Given problem:
Without the pictures, output the lines of the material from the very first through the one that holds "const fontName = 'Lato, sans-serif';".

......

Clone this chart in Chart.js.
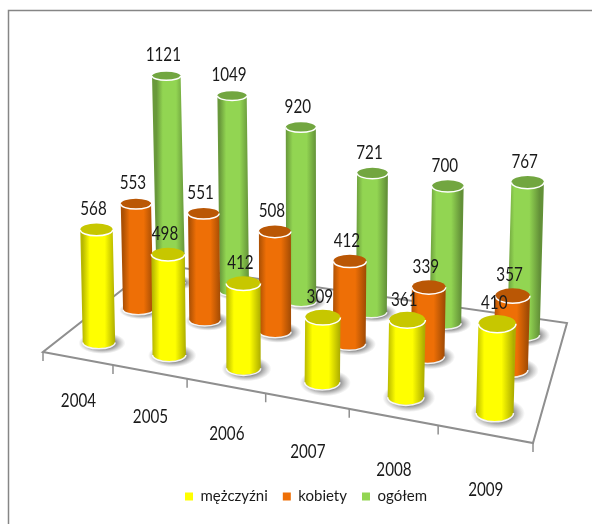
<!DOCTYPE html>
<html lang="pl">
<head>
<meta charset="utf-8">
<title>mężczyźni, kobiety, ogółem</title>
<script src="https://cdn.jsdelivr.net/npm/chart.js@4"></script>
<style>
    html, body { margin: 0; padding: 0; background: #fff; }
    canvas { display: block; }
</style>
</head>
<body>
<canvas id="wykres" width="592" height="524"></canvas>
<script>
// Dane
const years = ['2004', '2005', '2006', '2007', '2008', '2009'];
const men = [568, 498, 412, 309, 361, 410];
const women = [553, 551, 508, 412, 339, 357];
const total = [1121, 1049, 920, 721, 700, 767];

const fontName = 'Lato, sans-serif';

// Rzut perspektywiczny podłogi: lewy przód, prawy przód, prawy tył, lewy tył
const floor = [[43, 352], [533, 443], [567, 323], [155, 264]];
const seriesDepth = [0.155, 0.5, 0.825];
const valueSpan = 260;   // wysokość pełnej osi Y w pikselach ekranu
const baseWidth = 33;

function makeProjection(q) {
    const dx3 = q[0][0] - q[1][0] + q[2][0] - q[3][0];
    const dy3 = q[0][1] - q[1][1] + q[2][1] - q[3][1];
    const dx1 = q[1][0] - q[2][0], dy1 = q[1][1] - q[2][1];
    const dx2 = q[3][0] - q[2][0], dy2 = q[3][1] - q[2][1];
    const den = dx1 * dy2 - dy1 * dx2;
    const g = (dx3 * dy2 - dy3 * dx2) / den;
    const h = (dx1 * dy3 - dy1 * dx3) / den;
    const a = q[1][0] - q[0][0] + g * q[1][0], b = q[3][0] - q[0][0] + h * q[3][0];
    const d = q[1][1] - q[0][1] + g * q[1][1], e = q[3][1] - q[0][1] + h * q[3][1];
    return function(u, v) {
        const w = g * u + h * v + 1;
        return { x: (a * u + b * v + q[0][0]) / w, y: (d * u + e * v + q[0][1]) / w, k: 1 / w };
    };
}
const project = makeProjection(floor);

function shade(hex, f) {
    const n = parseInt(hex.slice(1), 16);
    const c = [n >> 16, (n >> 8) & 255, n & 255].map(v => Math.round(v * f));
    return `rgb(${c[0]},${c[1]},${c[2]})`;
}

// Tekst zwężony w poziomie, jak w oryginale
function narrowText(ctx, text, x, y) {
    ctx.save();
    ctx.translate(x, y);
    ctx.scale(0.76, 1);
    ctx.fillText(text, 0, 0);
    ctx.restore();
}

// Walec zamiast słupka: x, y i base pochodzą ze skal wykresu
class CylinderElement extends Chart.BarElement {
    static id = 'cylinder';

    draw(ctx) {
        const c = this.cyl;
        if (!c) return;
        const color = this.options.backgroundColor;
        ctx.save();

        // cień na podłodze
        const sx = c.baseX + 3, sy = c.baseY + 1;
        ctx.save();
        ctx.translate(sx, sy);
        ctx.scale(1, c.ry * 1.75 / (c.rx * 1.45));
        const shadow = ctx.createRadialGradient(0, 0, c.rx * 0.7, 0, 0, c.rx * 1.45);
        shadow.addColorStop(0, 'rgba(80,80,80,0.8)');
        shadow.addColorStop(1, 'rgba(120,120,120,0)');
        ctx.fillStyle = shadow;
        ctx.beginPath();
        ctx.arc(0, 0, c.rx * 1.45, 0, Math.PI * 2);
        ctx.fill();
        ctx.restore();

        // bok walca
        const grad = ctx.createLinearGradient(c.baseX - c.rx, 0, c.baseX + c.rx, 0);
        grad.addColorStop(0, shade(color, 0.72));
        grad.addColorStop(0.22, color);
        grad.addColorStop(0.68, color);
        grad.addColorStop(1, shade(color, 0.68));
        ctx.fillStyle = grad;
        ctx.beginPath();
        ctx.moveTo(c.topX - c.rx, c.topY);
        ctx.lineTo(c.baseX - c.rx, c.baseY);
        ctx.ellipse(c.baseX, c.baseY, c.rx, c.ry, 0, Math.PI, 0, true);
        ctx.lineTo(c.topX + c.rx, c.topY);
        ctx.closePath();
        ctx.fill();

        // dolna biała krawędź
        ctx.strokeStyle = 'rgba(255,255,255,0.9)';
        ctx.lineWidth = 1.5;
        ctx.beginPath();
        ctx.ellipse(c.baseX, c.baseY + 0.5, c.rx, c.ry, 0, Math.PI, 0, true);
        ctx.stroke();

        // górna podstawa
        ctx.fillStyle = shade(color, 0.78);
        ctx.beginPath();
        ctx.ellipse(c.topX, c.topY, c.rx, c.ry, 0, 0, Math.PI * 2);
        ctx.fill();
        ctx.strokeStyle = '#fff';
        ctx.lineWidth = 1.5;
        ctx.beginPath();
        ctx.ellipse(c.topX, c.topY, c.rx, c.ry, 0, 0, Math.PI);
        ctx.stroke();
        ctx.restore();
    }
}

class CylinderController extends Chart.BarController {
    static id = 'cylinder';
    static defaults = { dataElementType: 'cylinder' };

    draw() {
        const area = this.chart.chartArea;
        const depth = this.getDataset().depth;
        this.getMeta().data.forEach(bar => {
            const u = (bar.x - area.left) / area.width;
            const p = project(u, depth);
            const height = (bar.base - bar.y) / area.height * valueSpan * Math.pow(p.k, 0.6);
            const rx = baseWidth * p.k / 2;
            bar.cyl = {
                baseX: p.x + 2,
                baseY: p.y,
                topX: p.x + 2 + (u - 0.45) * 6 * height / 100,
                topY: p.y - height,
                rx: rx,
                ry: rx * (0.39 + 0.11 * u - 0.12 * depth)
            };
        });
        super.draw();
    }
}

Chart.register(CylinderElement, CylinderController);

// Ramka, podłoga i etykiety lat
const floorPlugin = {
    id: 'floorPlugin',
    beforeDatasetsDraw(chart) {
        const ctx = chart.ctx;
        ctx.save();

        ctx.strokeStyle = '#868686';
        ctx.lineWidth = 1.5;
        ctx.beginPath();
        ctx.moveTo(8.5, 524);
        ctx.lineTo(8.5, 10.5);
        ctx.lineTo(592, 10.5);
        ctx.stroke();

        ctx.strokeStyle = '#8f8f8f';
        ctx.lineWidth = 2;
        ctx.beginPath();
        floor.forEach((pt, i) => i ? ctx.lineTo(pt[0], pt[1]) : ctx.moveTo(pt[0], pt[1]));
        ctx.closePath();
        ctx.stroke();

        ctx.lineWidth = 1.5;
        ctx.beginPath();
        for (let i = 0; i <= years.length; i++) {
            const p = project(i / years.length, 0);
            ctx.moveTo(p.x, p.y);
            ctx.lineTo(p.x, p.y + 9);
        }
        ctx.stroke();

        ctx.fillStyle = '#1a1a1a';
        ctx.font = '20px ' + fontName;
        ctx.textAlign = 'center';
        ctx.textBaseline = 'middle';
        years.forEach((year, i) => {
            const u = (i + 0.5) / years.length;
            const p = project(u, 0);
            narrowText(ctx, year, p.x + 1, p.y + 41 + 16 * u);
        });
        ctx.restore();
    }
};

// Wartości nad walcami
const valueLabels = {
    id: 'valueLabels',
    afterDatasetsDraw(chart) {
        const ctx = chart.ctx;
        ctx.save();
        ctx.fillStyle = '#1a1a1a';
        ctx.font = '20px ' + fontName;
        ctx.textAlign = 'center';
        ctx.textBaseline = 'middle';
        chart.data.datasets.forEach((ds, d) => {
            chart.getDatasetMeta(d).data.forEach((bar, i) => {
                narrowText(ctx, ds.data[i], bar.cyl.topX - 3, bar.cyl.topY - 21);
            });
        });
        ctx.restore();
    }
};

new Chart(document.getElementById('wykres'), {
    type: 'cylinder',
    data: {
        labels: years,
        datasets: [
            { label: 'mężczyźni', data: men, depth: seriesDepth[0], backgroundColor: '#ffff00', clip: false },
            { label: 'kobiety', data: women, depth: seriesDepth[1], backgroundColor: '#ee6f06', clip: false },
            { label: 'ogółem', data: total, depth: seriesDepth[2], backgroundColor: '#92d552', clip: false }
        ]
    },
    options: {
        responsive: false,
        animation: false,
        grouped: false,
        layout: { padding: { left: 20, bottom: 10 } },
        scales: {
            x: { type: 'category', display: false },
            y: { type: 'linear', display: false, min: 0, max: 1300 }
        },
        plugins: {
            tooltip: { enabled: false },
            legend: {
                position: 'bottom',
                labels: {
                    boxWidth: 8,
                    boxHeight: 8,
                    padding: 15,
                    color: '#1a1a1a',
                    font: { family: fontName, size: 15 }
                }
            }
        }
    },
    plugins: [floorPlugin, valueLabels]
});
</script>
</body>
</html>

......

Output:
Clone this chart in Chart.js.
<!DOCTYPE html>
<html lang="pl">
<head>
<meta charset="utf-8">
<title>mężczyźni, kobiety, ogółem</title>
<script src="https://cdn.jsdelivr.net/npm/chart.js@4"></script>
<style>
    html, body { margin: 0; padding: 0; background: #fff; }
    canvas { display: block; }
</style>
</head>
<body>
<canvas id="wykres" width="592" height="524"></canvas>
<script>
// Dane
const years = ['2004', '2005', '2006', '2007', '2008', '2009'];
const men = [568, 498, 412, 309, 361, 410];
const women = [553, 551, 508, 412, 339, 357];
const total = [1121, 1049, 920, 721, 700, 767];

const fontName = 'Lato, sans-serif';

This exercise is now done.